Hatırla Gönül Set Ziyareti: Gönül unuturken oradaydım!
23 Kasım 2015
Akbaba'nın kedisi köpeği, çekim ekibinin peşinden ayrılmıyor. Ekip oldukça hayvansever. Yemekten artanları mahallenin köpeklerine verdikleri gibi, pek çoğunun bakımıyla da ilgileniyorlar. Cahit Gök ile yürüyoruz Hatice'nin bahçesine doğru. Hilmi hakkındaki fikrimi okuduğundan eminim. Biraz "olmamış" bulduğumu kamuya karşı da söylemiştim. Konuyu hemen açmak ve o günahtan kurtulmak istiyorum.
Biraz içime konuşarak, "Hilmi'yi çok da sevemedim." diyorum. Okudum, diyor. "Açıkçası iki bölümcük kredim yok mu diye sormak da istedim." diyor.
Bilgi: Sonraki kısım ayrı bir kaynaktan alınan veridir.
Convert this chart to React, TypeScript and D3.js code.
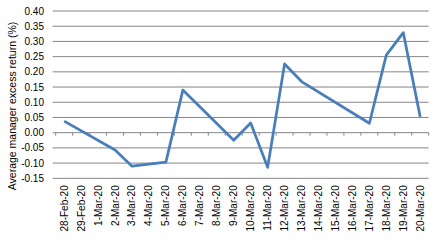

E, haklı! Bazen aceleci davranıyorum ama bu da muhatabımın çok yetenekli olması ve çok güzel performanslara imza atmış olmasından... "Biz burada hepimiz çok kalabalık bir akışın içinde Gönül-Yusuf ve Tekin'e hizmet ettik. Şimdi şimdi kendi hikayelerimizi anlatma şansımız olacak, o zaman da Hilmi'yi daha çok seveceksiniz." diyor. Yerinin dar olduğunu, karaktere dair performansını ferah feza ortaya koyamadığını ilk sahneyi izlediğim andan beri biliyorum da benimki de huysuzluk işte.. Korkum, Jülide-Ahmet aksında Hilmi'nin boşa çıkma ihtimaliydi ama hikayede ana aksa yakın durmaya devam edeceğini de öğreniyorum. Güzel haber..
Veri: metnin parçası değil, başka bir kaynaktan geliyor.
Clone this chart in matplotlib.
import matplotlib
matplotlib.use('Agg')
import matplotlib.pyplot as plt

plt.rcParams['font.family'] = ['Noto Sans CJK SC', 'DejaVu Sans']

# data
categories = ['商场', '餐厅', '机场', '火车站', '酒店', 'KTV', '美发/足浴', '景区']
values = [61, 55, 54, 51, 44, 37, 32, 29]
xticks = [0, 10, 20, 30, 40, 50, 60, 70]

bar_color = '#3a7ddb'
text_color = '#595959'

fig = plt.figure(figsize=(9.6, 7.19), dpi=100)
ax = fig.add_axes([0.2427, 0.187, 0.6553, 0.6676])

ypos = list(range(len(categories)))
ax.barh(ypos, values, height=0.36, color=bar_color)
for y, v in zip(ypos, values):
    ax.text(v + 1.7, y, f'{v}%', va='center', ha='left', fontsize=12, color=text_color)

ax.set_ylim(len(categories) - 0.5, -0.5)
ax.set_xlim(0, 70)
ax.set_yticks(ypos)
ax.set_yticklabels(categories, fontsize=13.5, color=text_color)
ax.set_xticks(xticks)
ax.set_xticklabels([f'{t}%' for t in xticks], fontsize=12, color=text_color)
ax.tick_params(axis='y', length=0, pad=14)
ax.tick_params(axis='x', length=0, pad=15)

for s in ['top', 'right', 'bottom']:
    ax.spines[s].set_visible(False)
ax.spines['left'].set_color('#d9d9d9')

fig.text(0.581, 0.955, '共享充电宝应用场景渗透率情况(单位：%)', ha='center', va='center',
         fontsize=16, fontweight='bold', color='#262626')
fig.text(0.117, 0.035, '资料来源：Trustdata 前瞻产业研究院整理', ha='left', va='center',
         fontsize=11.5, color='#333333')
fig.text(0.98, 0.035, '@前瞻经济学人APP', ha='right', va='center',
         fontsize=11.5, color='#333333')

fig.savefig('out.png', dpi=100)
Bahçede Lila Gürmen de var. Hatice Anne yani. Önceden tanışıklığımız vardı, kendimi hemen hatırlatıyorum. 70'lerden kalma ferforje bir masanın etrafında oturup kahve içiyoruz. Sohbetin zirvesine Engin Öztürk yetişiyor. Hemen de sahneye girmeleri gerekiyor. Monitörün arkasında yerimi alıyorum. Semih Hoca sahneyi konuşuyor. Hızla çekmeye başlıyorlar. Ya ama ben size anlatamıyorum o sahneleri de kod adı "tavla" diyeyim, 7. bölümü izlerken dikkat edersiniz.